On Tuesday, EUR/USD slipped by a couple of dozen basis points, but the annual Nonfarm Payrolls report has not yet been released. Therefore, I expect market activity to increase significantly later in the day. For now, however, there is virtually no news in the market. Last week was full of reports, while this one is relatively empty.
Market participants have turned their attention to the political crisis in France, which could see the country's prime minister resign. But let's be honest—every year, in one EU country or another, a political crisis arises. Economically, this means very little. One prime minister leaves, another arrives. If parliament is dissolved, a new one will be elected. Personally, I see no real issue here.

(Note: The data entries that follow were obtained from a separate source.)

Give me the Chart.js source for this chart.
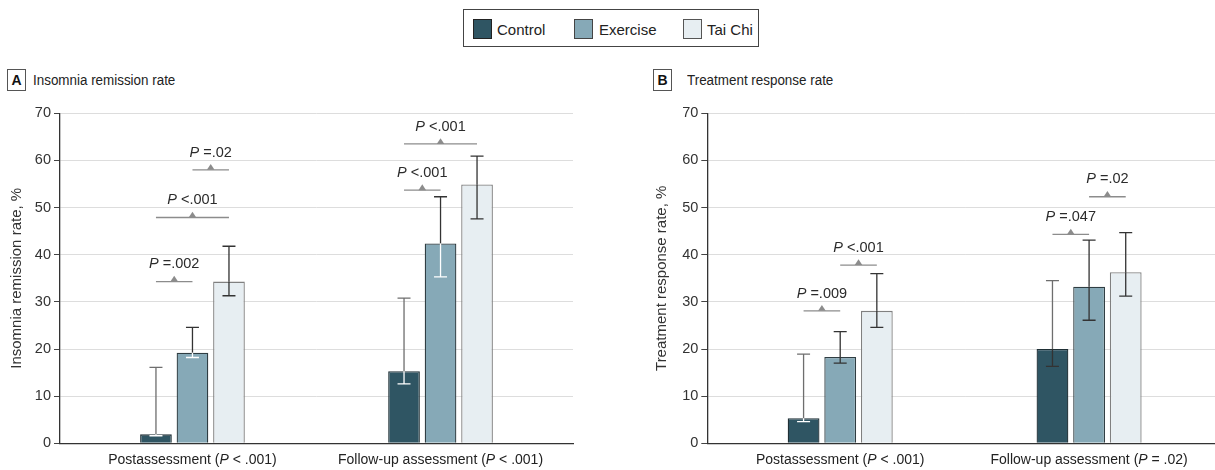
<!DOCTYPE html>
<html><head><meta charset="utf-8">
<script src="https://cdn.jsdelivr.net/npm/chart.js@4.4.0/dist/chart.umd.min.js"></script>
<style>
html,body{margin:0;padding:0;width:1215px;height:470px;overflow:hidden;background:#fff;font-family:'Liberation Sans',Arial,sans-serif;color:#222}
.a{position:absolute;white-space:nowrap}
#legend{left:463px;top:9px;width:294px;height:36px;border:1.5px solid #444}
.sw{width:17px;height:18px;top:19px}
.lt{top:21px;font-size:15px;line-height:18px;color:#222}
.pb{width:17px;height:20px;top:69px;border:1px solid #555;font-weight:bold;font-size:14px;line-height:20px;text-align:center;color:#111}
.pt{top:70px;font-size:15.5px;line-height:20px;color:#222;transform:scaleX(0.865);transform-origin:0 50%}
canvas{position:absolute}
</style></head><body>
<div id="legend" class="a"></div>
<div class="a sw" style="left:473px;background:#2f5563;border:1px solid #222"></div>
<div class="a lt" style="left:497px">Control</div>
<div class="a sw" style="left:574px;background:#86a9b7;border:1px solid #444"></div>
<div class="a lt" style="left:599px">Exercise</div>
<div class="a sw" style="left:683px;background:#e7eef2;border:1px solid #555"></div>
<div class="a lt" style="left:707px">Tai Chi</div>

<div class="a pb" style="left:7px">A</div>
<div class="a pt" style="left:33px">Insomnia remission rate</div>
<div class="a pb" style="left:653px">B</div>
<div class="a pt" style="left:687px">Treatment response rate</div>

<canvas id="cA" width="600" height="370" style="left:0px;top:100px"></canvas>
<canvas id="cB" width="575" height="370" style="left:647px;top:100px"></canvas>

<script>
// ---- data ----
const categories = ['Postassessment', 'Follow-up assessment'];
const seriesNames = ['Control', 'Exercise', 'Tai Chi'];
const yTicks = [0, 10, 20, 30, 40, 50, 60, 70];

// Panel A: insomnia remission rate, %
const remissionPValues = ['< .001', '< .001'];
const remissionControl = [1.9, 15.3];
const remissionControlLow = [1.6, 12.6];
const remissionControlHigh = [16.1, 30.8];
const remissionExercise = [19.2, 42.4];
const remissionExerciseLow = [18.2, 35.3];
const remissionExerciseHigh = [24.6, 52.3];
const remissionTaiChi = [34.3, 54.9];
const remissionTaiChiLow = [31.3, 47.6];
const remissionTaiChiHigh = [41.8, 60.9];
// [category, from series, to series, bracket level, P text]
const remissionComparisons = [
  [0, 0, 1, 34.3, '=.002'],
  [0, 0, 2, 47.9, '<.001'],
  [0, 1, 2, 58.0, '=.02'],
  [1, 0, 1, 53.7, '<.001'],
  [1, 0, 2, 63.5, '<.001']
];

// Panel B: treatment response rate, %
const responsePValues = ['< .001', '= .02'];
const responseControl = [5.3, 20.0];
const responseControlLow = [4.6, 16.3];
const responseControlHigh = [18.9, 34.5];
const responseExercise = [18.3, 33.2];
const responseExerciseLow = [17.0, 26.1];
const responseExerciseHigh = [23.7, 43.1];
const responseTaiChi = [28.1, 36.3];
const responseTaiChiLow = [24.6, 31.2];
const responseTaiChiHigh = [36.0, 44.7];
const responseComparisons = [
  [0, 0, 1, 28.1, '=.009'],
  [0, 1, 2, 37.8, '<.001'],
  [1, 0, 1, 44.3, '=.047'],
  [1, 1, 2, 52.3, '=.02']
];

// ---- styles ----
const FONT = "'Liberation Sans', Arial, sans-serif";
const fills = ['#2f5563', '#86a9b7', '#e7eef2'];
const borders = ['#1f2f35', '#2f3d42', '#808080'];
const whiskerOut = ['#6e6e6e', '#333333', '#333333'];

function drawParts(ctx, parts, cx, y, size) {
  let total = 0;
  const widths = parts.map(p => {
    ctx.font = (p[1] ? 'italic ' : '') + size + 'px ' + FONT;
    const w = ctx.measureText(p[0]).width; total += w; return w;
  });
  let x = cx - total / 2;
  parts.forEach((p, i) => {
    ctx.font = (p[1] ? 'italic ' : '') + size + 'px ' + FONT;
    ctx.fillText(p[0], x, y); x += widths[i];
  });
}

function makeExtras(lows, highs, inside, comps, pvals) {
  return {
    id: 'extras',
    afterDatasetsDraw(chart) {
      const ctx = chart.ctx, ys = chart.scales.y;
      ctx.save();
      ctx.lineWidth = 1.3;
      lows.forEach((lo, di) => {
        const meta = chart.getDatasetMeta(di);
        meta.data.forEach((bar, j) => {
          const x = bar.x, yTop = bar.y;
          const yHi = ys.getPixelForValue(highs[di][j]);
          const yLo = ys.getPixelForValue(lo[j]);
          ctx.strokeStyle = whiskerOut[di];
          ctx.beginPath();
          ctx.moveTo(x, yHi); ctx.lineTo(x, yTop);
          ctx.moveTo(x - 6.5, yHi); ctx.lineTo(x + 6.5, yHi);
          ctx.stroke();
          ctx.strokeStyle = inside[di][j];
          ctx.beginPath();
          ctx.moveTo(x, yTop); ctx.lineTo(x, yLo);
          ctx.moveTo(x - 6.5, yLo); ctx.lineTo(x + 6.5, yLo);
          ctx.stroke();
        });
      });
      comps.forEach(c => {
        const [cat, a, b, lvl, txt] = c;
        const x1 = chart.getDatasetMeta(a).data[cat].x;
        const x2 = chart.getDatasetMeta(b).data[cat].x;
        const y = ys.getPixelForValue(lvl);
        const mx = (x1 + x2) / 2;
        ctx.strokeStyle = '#8c8c8c';
        ctx.lineWidth = 1.3;
        ctx.beginPath(); ctx.moveTo(x1, y); ctx.lineTo(x2, y); ctx.stroke();
        ctx.fillStyle = '#8c8c8c';
        ctx.beginPath(); ctx.moveTo(mx - 3.8, y); ctx.lineTo(mx + 3.8, y); ctx.lineTo(mx, y - 5.8); ctx.closePath(); ctx.fill();
        ctx.fillStyle = '#2b2b2b';
        ctx.textBaseline = 'alphabetic';
        drawParts(ctx, [['P', true], [' ' + txt, false]], mx, y - 13.3, 14.5);
      });
      const xs = chart.scales.x;
      ctx.fillStyle = '#222';
      categories.forEach((cname, i) => {
        const cx = xs.getPixelForValue(i);
        drawParts(ctx, [[cname + ' (', false], ['P', true], [' ' + pvals[i] + ')', false]], cx, chart.chartArea.bottom + 20.3, 14);
      });
      ctx.restore();
    }
  };
}

function makeChart(id, vals, lows, highs, inside, comps, pvals, yTitle, yWidth, titlePad, padRight) {
  const datasets = vals.map((v, di) => ({
    label: seriesNames[di],
    data: v.map((y, i) => ({ x: i, y: y })),
    backgroundColor: fills[di],
    borderColor: borders[di],
    borderWidth: 1.3,
    categoryPercentage: 0.4415,
    barPercentage: 0.868
  }));
  return new Chart(document.getElementById(id), {
    type: 'bar',
    data: { datasets },
    options: {
      responsive: false, animation: false, devicePixelRatio: 1,
      layout: { padding: { top: 13.3, right: padRight, bottom: 0, left: 0 } },
      plugins: { legend: { display: false }, tooltip: { enabled: false } },
      scales: {
        x: {
          type: 'linear', min: -0.534, max: 1.534, offset: false, bounds: 'data',
          afterBuildTicks: s => { s.ticks = categories.map((c, i) => ({ value: i })); },
          afterFit: s => { s.height = 26.7; },
          ticks: { display: false },
          grid: { display: false, offset: false },
          border: { color: '#333', width: 1.3 }
        },
        y: {
          min: 0, max: 70,
          afterBuildTicks: s => { s.ticks = yTicks.map(v => ({ value: v })); },
          afterFit: s => { s.width = yWidth; },
          ticks: { font: { family: FONT, size: 14.5 }, color: '#333', padding: 3 },
          grid: { color: '#dddddd', lineWidth: 1, tickColor: '#444', tickLength: 6 },
          border: { color: '#333', width: 1.3 },
          title: { display: true, text: yTitle, color: '#333', font: { family: FONT, size: 15 }, padding: { top: titlePad, bottom: 0 } }
        }
      }
    },
    plugins: [makeExtras(lows, highs, inside, comps, pvals)]
  });
}

makeChart('cA',
  [remissionControl, remissionExercise, remissionTaiChi],
  [remissionControlLow, remissionExerciseLow, remissionTaiChiLow],
  [remissionControlHigh, remissionExerciseHigh, remissionTaiChiHigh],
  [['#ffffff', '#ffffff'], ['#ffffff', '#ffffff'], ['#333333', '#333333']],
  remissionComparisons, remissionPValues,
  'Insomnia remission rate, %', 60, 8, 27);

makeChart('cB',
  [responseControl, responseExercise, responseTaiChi],
  [responseControlLow, responseExerciseLow, responseTaiChiLow],
  [responseControlHigh, responseExerciseHigh, responseTaiChiHigh],
  [['#ffffff', '#333333'], ['#333333', '#333333'], ['#333333', '#333333']],
  responseComparisons, responsePValues,
  'Treatment response rate, %', 60.3, 5.7, 0);
</script>
</body></html>
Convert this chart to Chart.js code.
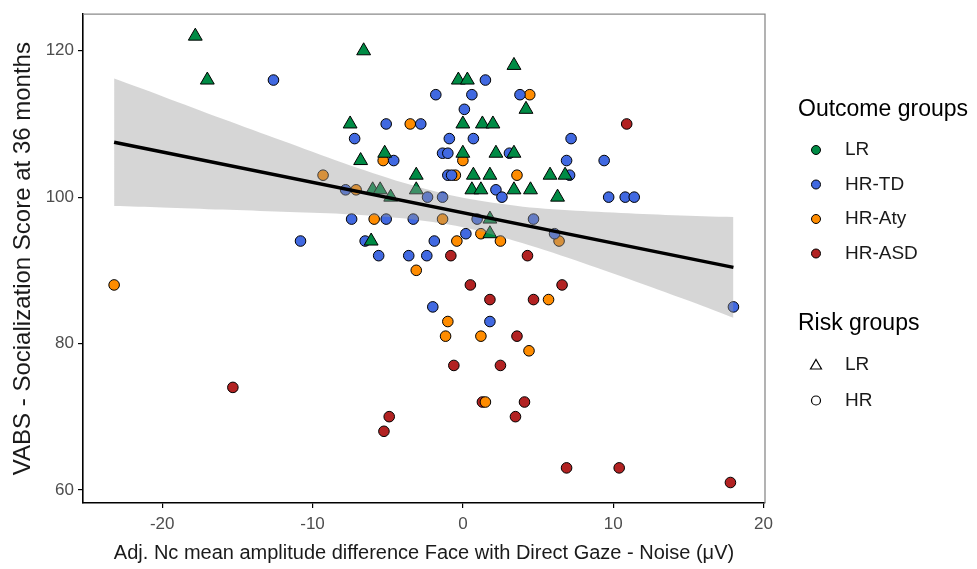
<!DOCTYPE html>
<html>
<head>
<meta charset="utf-8">
<script src="https://cdn.jsdelivr.net/npm/chart.js@4.4.0/dist/chart.umd.min.js"></script>
<style>
  html, body { margin: 0; padding: 0; background: #fff; }
  #wrap { width: 977px; height: 569px; }
</style>
</head>
<body>
<div id="wrap"><canvas id="chart" width="977" height="569"></canvas></div>
<script>
// --- Data ---
const lrPoints = [
    [-17.8, 122], [-17.0, 116], [-6.6, 120], [3.4, 118], [-0.3, 116], [0.3, 116],
    [4.2, 112], [-7.5, 110], [0.0, 110], [1.3, 110], [2.0, 110], [-6.8, 105],
    [-5.2, 106], [0.0, 106], [2.2, 106], [3.4, 106], [-3.1, 103], [0.7, 103],
    [1.8, 103], [5.8, 103], [6.8, 103], [-6.0, 101], [-5.5, 101], [-4.8, 100],
    [-3.1, 101], [0.6, 101], [1.2, 101], [3.4, 101], [4.5, 101], [1.8, 97],
    [1.8, 95], [-6.1, 94], [6.3, 100]
];
const tdPoints = [
    [-12.6, 116], [-10.8, 94], [1.5, 116], [-1.8, 114], [0.6, 114], [3.8, 114],
    [0.1, 112], [-5.1, 110], [-2.8, 110], [-7.2, 108], [-0.9, 108], [0.7, 108],
    [-4.6, 105], [-1.35, 106], [-1.0, 106], [3.1, 106], [-1.0, 103], [-0.75, 103],
    [-7.8, 101], [2.2, 101], [2.6, 100], [-2.35, 100], [-1.35, 100], [-7.4, 97],
    [-5.1, 97], [-3.3, 97], [0.95, 97], [4.7, 97], [0.2, 95], [-6.5, 94],
    [-1.9, 94], [-5.6, 92], [-3.6, 92], [-2.4, 92], [-2.0, 85], [1.8, 83],
    [18.0, 85], [7.2, 108], [6.9, 105], [9.4, 105], [7.1, 103], [9.7, 100],
    [10.8, 100], [11.4, 100], [6.1, 95]
];
const atyPoints = [
    [-9.3, 103], [-23.2, 88], [4.45, 114], [-3.5, 110], [-5.3, 105], [0.0, 105],
    [-0.5, 103], [3.6, 103], [-7.1, 101], [-5.9, 97], [-1.35, 97], [1.2, 95],
    [-0.4, 94], [2.5, 94], [6.4, 94], [-3.1, 90], [5.7, 86], [-1.0, 83],
    [-1.15, 81], [1.2, 81], [4.4, 79], [1.5, 72]
];
const asdPoints = [
    [-15.3, 74], [-0.8, 92], [4.3, 92], [0.5, 88], [1.8, 86], [4.7, 86],
    [6.6, 88], [3.6, 81], [-0.6, 77], [2.5, 77], [1.3, 72], [4.1, 72],
    [3.5, 70], [-4.9, 70], [-5.25, 68], [6.9, 63], [10.4, 63], [17.8, 61],
    [10.9, 110]
];

// regression line + confidence band
const fitX = [-23.2, 18.0];
const fitY = [107.5, 90.4];
const bandX = [-23.2, -20, -16, -12, -8, -4, 0, 4, 8, 12, 16, 18.0];
const bandUpper = [116.2, 113.8, 110.7, 107.7, 104.7, 102.0, 99.9, 98.7, 98.1, 97.7, 97.4, 97.3];
const bandLower = [98.8, 98.6, 98.3, 98.0, 97.7, 97.1, 95.9, 93.7, 91.0, 88.1, 85.1, 83.5];

const xTicks = [-20, -10, 0, 10, 20];
const yTicks = [60, 80, 100, 120];

const outcomeLabels = ['LR', 'HR-TD', 'HR-Aty', 'HR-ASD'];
const outcomeColors = ['#008B45', '#4169E1', '#FF8C00', '#B22222'];
const riskLabels = ['LR', 'HR'];

const FONT = "'Liberation Sans', Arial, sans-serif";

const toXY = pts => pts.map(p => ({ x: p[0], y: p[1] }));

function pointSet(label, pts, color, style, radius) {
    return {
        type: 'scatter',
        label: label,
        data: toXY(pts),
        backgroundColor: color,
        borderColor: '#000',
        borderWidth: 1,
        pointStyle: style,
        pointRadius: radius,
        pointHoverRadius: radius
    };
}

// --- frame (top/right) + legend ---
const frameAndLegend = {
    id: 'frameAndLegend',
    afterDraw(chart) {
        const { ctx, chartArea: a } = chart;
        ctx.save();
        ctx.strokeStyle = '#8a8a8a';
        ctx.lineWidth = 1.3;
        ctx.beginPath();
        ctx.moveTo(a.left, a.top);
        ctx.lineTo(a.right, a.top);
        ctx.lineTo(a.right, a.bottom);
        ctx.stroke();

        const lx = 798, dotX = 816, textX = 845;
        ctx.fillStyle = '#000';
        ctx.textBaseline = 'middle';
        ctx.textAlign = 'left';
        ctx.font = `23px ${FONT}`;
        ctx.fillText('Outcome groups', lx, 110);

        ctx.font = `19px ${FONT}`;
        outcomeLabels.forEach((lab, i) => {
            const y = 150 + i * 34.5;
            ctx.beginPath();
            ctx.arc(dotX, y, 4.5, 0, Math.PI * 2);
            ctx.fillStyle = outcomeColors[i];
            ctx.fill();
            ctx.strokeStyle = '#000';
            ctx.lineWidth = 1;
            ctx.stroke();
            ctx.fillStyle = '#1a1a1a';
            ctx.fillText(lab, textX, y);
        });

        ctx.font = `23px ${FONT}`;
        ctx.fillStyle = '#000';
        ctx.fillText('Risk groups', lx, 324);

        ctx.font = `19px ${FONT}`;
        ctx.strokeStyle = '#000';
        ctx.lineWidth = 1.2;
        riskLabels.forEach((lab, i) => {
            const y = 365 + i * 35.5;
            ctx.beginPath();
            if (i === 0) {
                ctx.moveTo(dotX, y - 5.5);
                ctx.lineTo(dotX + 5.5, y + 4);
                ctx.lineTo(dotX - 5.5, y + 4);
                ctx.closePath();
            } else {
                ctx.arc(dotX, y, 4.5, 0, Math.PI * 2);
            }
            ctx.stroke();
            ctx.fillStyle = '#1a1a1a';
            ctx.fillText(lab, textX, y);
        });
        ctx.restore();
    }
};

const ctx = document.getElementById('chart').getContext('2d');

new Chart(ctx, {
    type: 'scatter',
    data: {
        datasets: [
            {
                type: 'line',
                label: 'fit',
                data: fitX.map((x, i) => ({ x: x, y: fitY[i] })),
                borderColor: '#000',
                borderWidth: 3.5,
                pointRadius: 0,
                fill: false
            },
            {
                type: 'line',
                label: 'ci-upper',
                data: bandX.map((x, i) => ({ x: x, y: bandUpper[i] })),
                borderWidth: 0,
                pointRadius: 0,
                tension: 0.3,
                backgroundColor: 'rgba(153,153,153,0.4)',
                fill: '+1'
            },
            {
                type: 'line',
                label: 'ci-lower',
                data: bandX.map((x, i) => ({ x: x, y: bandLower[i] })),
                borderWidth: 0,
                pointRadius: 0,
                tension: 0.3,
                fill: false
            },
            pointSet('LR', lrPoints, outcomeColors[0], 'triangle', 8),
            pointSet('HR-TD', tdPoints, outcomeColors[1], 'circle', 5.3),
            pointSet('HR-Aty', atyPoints, outcomeColors[2], 'circle', 5.3),
            pointSet('HR-ASD', asdPoints, outcomeColors[3], 'circle', 5.3)
        ]
    },
    options: {
        responsive: false,
        animation: false,
        layout: { padding: { top: 11, right: 212, bottom: 0, left: 0 } },
        plugins: {
            legend: { display: false },
            tooltip: { enabled: false }
        },
        scales: {
            x: {
                type: 'linear',
                min: -25.27,
                max: 20.1,
                afterBuildTicks: s => { s.ticks = xTicks.map(v => ({ value: v })); },
                afterFit: s => { s.height = 66; },
                grid: { drawOnChartArea: false, drawTicks: true, tickLength: 5, color: '#000', lineWidth: 1.2 },
                border: { display: true, color: '#000', width: 1.6 },
                ticks: { color: '#4d4d4d', font: { family: FONT, size: 17 }, padding: 6, maxRotation: 0 },
                title: {
                    display: true,
                    text: 'Adj. Nc mean amplitude difference Face with Direct Gaze - Noise (\u03BCV)',
                    color: '#1a1a1a',
                    font: { family: FONT, size: 20 },
                    padding: { top: 0, bottom: 4 }
                }
            },
            y: {
                type: 'linear',
                min: 58.2,
                max: 125.0,
                afterBuildTicks: s => { s.ticks = yTicks.map(v => ({ value: v })); },
                afterFit: s => { s.width = 83; },
                grid: { drawOnChartArea: false, drawTicks: true, tickLength: 5, color: '#000', lineWidth: 1.2 },
                border: { display: true, color: '#000', width: 1.6 },
                ticks: { color: '#4d4d4d', font: { family: FONT, size: 17 }, padding: 4 },
                title: {
                    display: true,
                    text: 'VABS - Socialization Score at 36 months',
                    color: '#1a1a1a',
                    font: { family: FONT, size: 24 },
                    padding: { top: 9, bottom: 0 }
                }
            }
        }
    },
    plugins: [frameAndLegend]
});
</script>
</body>
</html>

From my perspective, the Nonfarm Payrolls report is much more important. It could worsen the already fragile situation for the U.S. currency, which has been under heavy pressure throughout 2025. If today's payrolls report shows a contraction in actual job creation, it will not affect the Fed's decision next week. However, it will further dampen sentiment among dollar buyers. The dollar seems to be at a point where it has little room left to fall—but in my view, that is not the case.
The market may have already priced in a September Fed rate cut, as that decision has been anticipated since the beginning of the year. However, it is unlikely that subsequent rounds of easing have been fully factored into prices. In any case, it is hard to imagine that demand for the U.S. dollar will not continue to decline while the FOMC actively pursues monetary easing. One way or another, we have a clear wave structure. If it begins to change, then alternative scenarios can be considered.
Based on my EUR/USD analysis, I conclude that the pair continues building a bullish section of the trend. The wave structure remains fully dependent on the news background related to Trump's decisions and U.S. foreign policy. Trend targets may extend as far as the 1.25 level. Therefore, I continue to consider purchases with targets around 1.1875, which corresponds to the 161.8% Fibonacci level, and higher.